Mudar a floresta ou mudar as atitudes?

As florestas na Europa desempenham um papel fundamental para atingirmos os objetivos da sustentabilidade. A floresta portuguesa tem pelo menos uma singularidade, pois mais de 90% é de propriedade privada, de famílias ou empresas, e na região Norte e Centro essas parcelas são de muito pequena dimensão e fragmentadas.

Agroflorestal

Por: José Luís Carvalho | Inovação e Desenvolvimento Florestal, The Navigator Company

A falta de gestão florestal é comum mas, como já foi demonstrado, essa gestão proporciona melhor rendimento e melhor qualidade ambiental. A certificação da gestão florestal é um instrumento valioso para assegurar as boas práticas e valorizar os produtos florestais. Há bons exemplos de mudança de paradigma e, para criar uma transformação na floresta, é necessário que as políticas públicas incorporem a mudança sistémica na sua atuação, envolvendo os que trabalham ou vivem nas comunidades rurais na definição das necessárias transições.

Um terço da área da Europa, 215 milhões de hectares, tem florestas, das quais 14% (30 milhões ha) tem fins exclusivos de conservação e 76% (166 milhões ha) são florestas destinadas à produção de madeira para os mais diversos fins (State of Europe’s Forests, 2015).

Em Portugal, a floresta de produção é também maioritária, mas tem uma característica singular no contexto europeu, a floresta é predominantemente privada, e mais de 90% pertence a famílias e empresas privadas. A legislação nacional existente é complexa e com múltiplos níveis de planeamento e decisão, e uma parte significativa dos proprietários florestais tem dificuldade na sua apreensão.

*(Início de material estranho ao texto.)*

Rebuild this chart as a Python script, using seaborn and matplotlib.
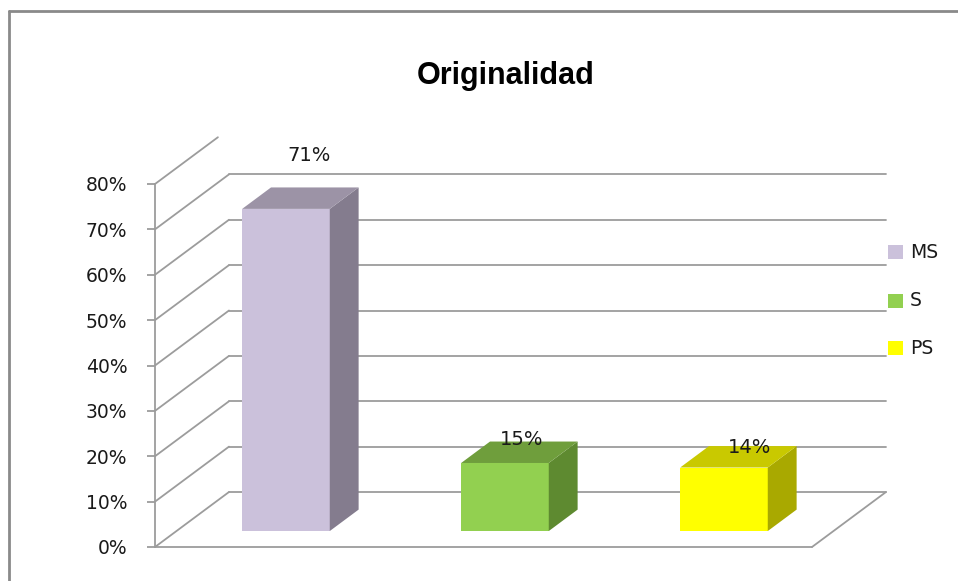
import matplotlib
matplotlib.use("Agg")
import matplotlib.pyplot as plt
import matplotlib.transforms as mtransforms
from matplotlib.patches import Polygon, Rectangle
from matplotlib.lines import Line2D
import seaborn as sns
import pandas as pd

# ---- data ----
categories = ["MS", "S", "PS"]
values = [71, 15, 14]
value_labels = ["71%", "15%", "14%"]
yticks = [0, 10, 20, 30, 40, 50, 60, 70, 80]
ytick_labels = ["0%", "10%", "20%", "30%", "40%", "50%", "60%", "70%", "80%"]
title = "Originalidad"

# ---- style ----
front_colors = ["#CBC1DB", "#92D050", "#FFFF00"]
side_colors = ["#847C8E", "#5E8A30", "#A9A900"]
top_colors = ["#9C93A6", "#6F9E3C", "#C9C900"]
grid_color = "#9C9C9C"
text_color = "#1A1A1A"
DEPTH = (74.0, 55.0)      # full floor depth in pixels (right, up)
BAR_D0, BAR_D1 = 0.29, 0.68
label_offsets = [(-5.5, 32), (-12.5, 2), (-3.5, -1)]  # px from back-top centre

W, H, DPI = 958, 581, 100
sns.set_theme(style="white")
plt.rcParams["font.family"] = ["DejaVu Sans"]
fig = plt.figure(figsize=(W / DPI, H / DPI), dpi=DPI)
ax = fig.add_axes([155 / W, (H - 547) / H, 657 / W, 363 / H])
ax.set_xlim(-0.5, 2.5)
ax.set_ylim(0, 80)

df = pd.DataFrame({"cat": categories, "val": values})
sns.barplot(data=df, x="cat", y="val", hue="cat", palette=front_colors,
            width=0.4, ax=ax, legend=False, saturation=1, linewidth=0, zorder=3)
ax.set_xlim(-0.5, 2.5)
ax.set_ylim(0, 80)

ident = mtransforms.IdentityTransform()


def P(x, y, d):
    px, py = ax.transData.transform((x, y))
    return (px + DEPTH[0] * d, py + DEPTH[1] * d)


def seg(p, q, **kw):
    ax.add_line(Line2D([p[0], q[0]], [p[1], q[1]], transform=ident,
                       color=grid_color, lw=1.3, clip_on=False, **kw))


# walls / gridlines
x0, x1 = ax.get_xlim()
for v in yticks:
    if v < yticks[-1]:
        seg(P(x0, v, 0), P(x0, v, 1), zorder=0.5)
        seg(P(x0, v, 1), P(x1, v, 1), zorder=0.5)
    else:
        seg(P(x0, v, 0), P(x0, v, 0.85), zorder=0.5)
seg(P(x1, 0, 0), P(x1, 0, 1), zorder=0.5)
seg(P(x0, 0, 0), P(x1, 0, 0), zorder=0.6)

# bars: shift front faces into depth, add side and top faces
shift = mtransforms.Affine2D().translate(DEPTH[0] * BAR_D0, DEPTH[1] * BAR_D0)
bars = [p for p in ax.patches if isinstance(p, Rectangle)]
bars = sorted(bars, key=lambda r: r.get_x())
for i, r in enumerate(bars):
    r.set_transform(ax.transData + shift)
    r.set_zorder(3)
    bx0, bw, bh = r.get_x(), r.get_width(), r.get_height()
    bx1 = bx0 + bw
    side = [P(bx1, 0, BAR_D0), P(bx1, 0, BAR_D1), P(bx1, bh, BAR_D1), P(bx1, bh, BAR_D0)]
    top = [P(bx0, bh, BAR_D0), P(bx1, bh, BAR_D0), P(bx1, bh, BAR_D1), P(bx0, bh, BAR_D1)]
    ax.add_patch(Polygon(side, closed=True, transform=ident, facecolor=side_colors[i],
                         edgecolor="none", zorder=3, clip_on=False))
    ax.add_patch(Polygon(top, closed=True, transform=ident, facecolor=top_colors[i],
                         edgecolor="none", zorder=3, clip_on=False))
    cx, cy = P(bx0 + bw / 2, bh, BAR_D1)
    ox, oy = label_offsets[i]
    ax.text(cx + ox, cy + oy, value_labels[i], transform=ident, ha="center",
            va="center", fontsize=14, color=text_color, zorder=5)

# axes styling
for s in ["top", "right", "bottom"]:
    ax.spines[s].set_visible(False)
ax.spines["left"].set_color(grid_color)
ax.spines["left"].set_linewidth(1.3)
ax.set_yticks(yticks)
ax.set_yticklabels(ytick_labels)
ax.tick_params(axis="y", left=True, length=6, width=1.3, color=grid_color,
               pad=14, labelsize=13.5, labelcolor=text_color)
ax.set_xticks([])
ax.set_xlabel("")
ax.set_ylabel("")
ax.patch.set_alpha(0)

# title
fig.text(506 / W, 1 - 84 / H, title, ha="center", va="baseline",
         fontsize=22, fontweight="bold", family=["Liberation Sans", "DejaVu Sans"],
         color="black")

# legend (manual)
leg_y = [252, 301, 348]
for i, cat in enumerate(categories):
    fig.patches.append(Rectangle(((888) / W, 1 - (leg_y[i] + 7) / H), 15 / W, 14 / H,
                                 transform=fig.transFigure, facecolor=front_colors[i],
                                 edgecolor="none"))
    fig.text(910 / W, 1 - leg_y[i] / H, cat, ha="left", va="center",
             fontsize=13.5, color=text_color)

# outer border (top and left)
fig.add_artist(Line2D([9 / W, 1.0], [1 - 11 / H, 1 - 11 / H], transform=fig.transFigure,
                      color="#8A8A8A", lw=2))
fig.add_artist(Line2D([9 / W, 9 / W], [1 - 11 / H, 0], transform=fig.transFigure,
                      color="#8A8A8A", lw=2))

fig.savefig("out.png", dpi=DPI)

Sabemos que são, na sua maioria, idosos e reformados, que a madeira e a cortiça constituem os produtos a que atribuem maior importância e que têm pouco interesse nos serviços ambientais, sendo o investimento reduzido e feito com recursos a capitais próprios, tendo como destino privilegiado a arborização (Batista et al., 2005).

Os instrumentos de planeamento florestal, têm em geral, uma visão macroscópica e de integração das principais politicas a desenvolver nas áreas de ambiente, energia, clima, biodiversidade, economia e valores culturais. A participação pública é diminuta e/ou pouco considerada pelas tutelas, criando-se uma desconexão entre autoridades públicas e cidadãos, o que explica, em parte, o falhanço dos modelos tradicionais da acção pública (Crespo, 2013).

Atualmente emerge a noção de que, sendo importante o planeamento territorial estruturado, é crucial para uma boa governança haver uma abordagem focada na participação comunitária, e de gestão participativa, direccionada à governança ampliada.

É difícil entender como poderemos transformar a floresta portuguesa sem uma mobilização para a gestão florestal dos proprietários, que se estima ultrapassarem os 400 mil, com maior incidência no Norte e Centro. Principalmente nessas regiões, a floresta tem um elevado nível de abandono, não se efectuando práticas de gestão florestal.

É amplamente reconhecido que, sem intervenção e gestão, nas nossas condições climáticas, estamos a aumentar o risco de incêndio, a diminuir a capacidade produtiva e a diminuir a resiliência da floresta, que independentemente de ser autóctone ou exótica, vai assim contribuir para as emissões de CO2 e negativamente para a economia, bem-estar social e biodiversidade.

Num recente projeto da Navigator e do Raiz (2018) foi avaliado, na região do Baixo Vouga, as consequências económicas da ausência de gestão florestal. Num território habitado e do litoral, com mais de 50% de área florestal, comprovou-se que mais de 60% da área de eucaliptal não tinha sinais de gestão (Navigator, 2019).

As áreas sujeitas a gestão (limpeza de matos, corte de varas, entre outros) produziam 2,5 vezes mais madeira. Pelos dados do IFN6 pode-se inferir que, no caso de outras ocupações florestais (pinhais, entre outros), a situação é idêntica, variando a intensidade e a localização.

Mesmo nos eucaliptais, que são considerados como um dos poucos investimentos em que o proprietário privado pode esperar retorno estável (Pra, 2019), observa-se uma situação de falta de gestão, apesar dos resultados positivos a obter por essa gestão serem claros, o que leva a admitir que há outros factores relevantes, entre os quais podemos inferir a falta de informação, a desinformação veiculada pelos media generalistas, o enquadramento legal, e outras causas diversas.